WHAT YOU ARE ASKED TO DO: Set the listing down again in full, word for word, with the pictures left out.

RECORDED INFORMATION:

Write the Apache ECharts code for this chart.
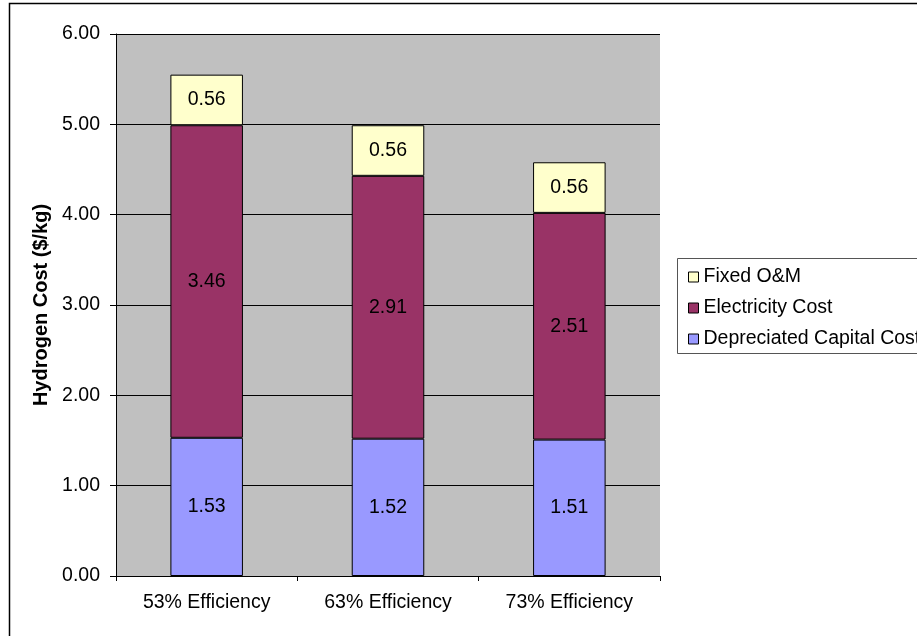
<!DOCTYPE html>
<html>
<head>
<meta charset="utf-8">
<title>Hydrogen Cost by Efficiency</title>
<script src="https://cdn.jsdelivr.net/npm/echarts@6/dist/echarts.min.js"></script>
<style>
  html, body { margin: 0; padding: 0; background: #ffffff; }
  #chart { width: 917px; height: 636px; }
</style>
</head>
<body>
<div id="chart"></div>
<script>
// Cost breakdown per efficiency case ($/kg of hydrogen)
const categories = ['53% Efficiency', '63% Efficiency', '73% Efficiency'];
const capitalCost = [1.53, 1.52, 1.51];
const electricityCost = [3.46, 2.91, 2.51];
const fixedOM = [0.56, 0.56, 0.56];
const seriesNames = ['Depreciated Capital Cost', 'Electricity Cost', 'Fixed O&M'];
const yTicks = [0, 1, 2, 3, 4, 5, 6];

const FONT = 'Liberation Sans, Arial, sans-serif';
const FS = 19.5;

const chart = echarts.init(document.getElementById('chart'), null, { renderer: 'canvas' });

function barSeries(name, values, color) {
  return {
    name: name,
    type: 'bar',
    stack: 'cost',
    barWidth: '40%',
    data: values,
    itemStyle: { color: color, borderColor: '#000000', borderWidth: 1 },
    label: {
      show: true,
      position: 'inside',
      color: '#000000',
      fontFamily: FONT,
      fontSize: FS,
      formatter: p => p.value.toFixed(2)
    },
    emphasis: { disabled: true }
  };
}

chart.setOption({
  animation: false,
  backgroundColor: '#ffffff',
  graphic: [
    {
      type: 'rect', z: 0, silent: true,
      shape: { x: 9.5, y: 3.5, width: 1000, height: 1000 },
      style: { fill: 'none', stroke: '#000000', lineWidth: 1.5 }
    },
    {
      type: 'rect', z: 0, silent: true,
      shape: { x: 677.5, y: 258.5, width: 400, height: 95 },
      style: { fill: '#ffffff', stroke: '#555555', lineWidth: 1 }
    }
  ],
  grid: {
    left: 116, top: 34, right: 257, bottom: 60,
    show: true, backgroundColor: '#c0c0c0', borderWidth: 0
  },
  legend: {
    orient: 'vertical',
    left: 683, top: 262,
    icon: 'rect',
    itemWidth: 10, itemHeight: 10,
    itemGap: 11,
    itemStyle: { borderColor: '#000000', borderWidth: 1 },
    textStyle: { fontFamily: FONT, fontSize: FS, color: '#000000', lineHeight: 20 },
    data: ['Fixed O&M', 'Electricity Cost', 'Depreciated Capital Cost'],
    selectedMode: false
  },
  xAxis: {
    type: 'category',
    data: categories,
    axisLine: { lineStyle: { color: '#000000', width: 1 } },
    axisTick: { show: true, length: 5, lineStyle: { color: '#000000' } },
    axisLabel: { color: '#000000', fontFamily: FONT, fontSize: FS, margin: 17 }
  },
  yAxis: {
    type: 'value',
    min: yTicks[0], max: yTicks[yTicks.length - 1], interval: 1,
    name: 'Hydrogen Cost ($/kg)',
    nameLocation: 'middle',
    nameGap: 63,
    nameRotate: 90,
    nameTextStyle: { color: '#000000', fontFamily: FONT, fontSize: 20, fontWeight: 'bold' },
    axisLine: { show: true, lineStyle: { color: '#000000', width: 1 } },
    axisTick: { show: true, length: 6, lineStyle: { color: '#000000' } },
    splitLine: { show: true, lineStyle: { color: '#000000', width: 1 } },
    axisLabel: {
      color: '#000000', fontFamily: FONT, fontSize: FS, margin: 16,
      formatter: v => v.toFixed(2)
    }
  },
  series: [
    barSeries(seriesNames[0], capitalCost, '#9999ff'),
    barSeries(seriesNames[1], electricityCost, '#993366'),
    barSeries(seriesNames[2], fixedOM, '#ffffcc')
  ]
});
</script>
</body>
</html>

OUTPUT FOR THIS TASK:
Write the Apache ECharts code for this chart.
<!DOCTYPE html>
<html>
<head>
<meta charset="utf-8">
<title>Hydrogen Cost by Efficiency</title>
<script src="https://cdn.jsdelivr.net/npm/echarts@6/dist/echarts.min.js"></script>
<style>
  html, body { margin: 0; padding: 0; background: #ffffff; }
  #chart { width: 917px; height: 636px; }
</style>
</head>
<body>
<div id="chart"></div>
<script>
// Cost breakdown per efficiency case ($/kg of hydrogen)
const categories = ['53% Efficiency', '63% Efficiency', '73% Efficiency'];
const capitalCost = [1.53, 1.52, 1.51];
const electricityCost = [3.46, 2.91, 2.51];
const fixedOM = [0.56, 0.56, 0.56];
const seriesNames = ['Depreciated Capital Cost', 'Electricity Cost', 'Fixed O&M'];
const yTicks = [0, 1, 2, 3, 4, 5, 6];

const FONT = 'Liberation Sans, Arial, sans-serif';
const FS = 19.5;

const chart = echarts.init(document.getElementById('chart'), null, { renderer: 'canvas' });

function barSeries(name, values, color) {
  return {
    name: name,
    type: 'bar',
    stack: 'cost',
    barWidth: '40%',
    data: values,
    itemStyle: { color: color, borderColor: '#000000', borderWidth: 1 },
    label: {
      show: true,
      position: 'inside',
      color: '#000000',
      fontFamily: FONT,
      fontSize: FS,
      formatter: p => p.value.toFixed(2)
    },
    emphasis: { disabled: true }
  };
}

chart.setOption({
  animation: false,
  backgroundColor: '#ffffff',
  graphic: [
    {
      type: 'rect', z: 0, silent: true,
      shape: { x: 9.5, y: 3.5, width: 1000, height: 1000 },
      style: { fill: 'none', stroke: '#000000', lineWidth: 1.5 }
    },
    {
      type: 'rect', z: 0, silent: true,
      shape: { x: 677.5, y: 258.5, width: 400, height: 95 },
      style: { fill: '#ffffff', stroke: '#555555', lineWidth: 1 }
    }
  ],
  grid: {
    left: 116, top: 34, right: 257, bottom: 60,
    show: true, backgroundColor: '#c0c0c0', borderWidth: 0
  },
  legend: {
    orient: 'vertical',
    left: 683, top: 262,
    icon: 'rect',
    itemWidth: 10, itemHeight: 10,
    itemGap: 11,
    itemStyle: { borderColor: '#000000', borderWidth: 1 },
    textStyle: { fontFamily: FONT, fontSize: FS, color: '#000000', lineHeight: 20 },
    data: ['Fixed O&M', 'Electricity Cost', 'Depreciated Capital Cost'],
    selectedMode: false
  },
  xAxis: {
    type: 'category',
    data: categories,
    axisLine: { lineStyle: { color: '#000000', width: 1 } },
    axisTick: { show: true, length: 5, lineStyle: { color: '#000000' } },
    axisLabel: { color: '#000000', fontFamily: FONT, fontSize: FS, margin: 17 }
  },
  yAxis: {
    type: 'value',
    min: yTicks[0], max: yTicks[yTicks.length - 1], interval: 1,
    name: 'Hydrogen Cost ($/kg)',
    nameLocation: 'middle',
    nameGap: 63,
    nameRotate: 90,
    nameTextStyle: { color: '#000000', fontFamily: FONT, fontSize: 20, fontWeight: 'bold' },
    axisLine: { show: true, lineStyle: { color: '#000000', width: 1 } },
    axisTick: { show: true, length: 6, lineStyle: { color: '#000000' } },
    splitLine: { show: true, lineStyle: { color: '#000000', width: 1 } },
    axisLabel: {
      color: '#000000', fontFamily: FONT, fontSize: FS, margin: 16,
      formatter: v => v.toFixed(2)
    }
  },
  series: [
    barSeries(seriesNames[0], capitalCost, '#9999ff'),
    barSeries(seriesNames[1], electricityCost, '#993366'),
    barSeries(seriesNames[2], fixedOM, '#ffffcc')
  ]
});
</script>
</body>
</html>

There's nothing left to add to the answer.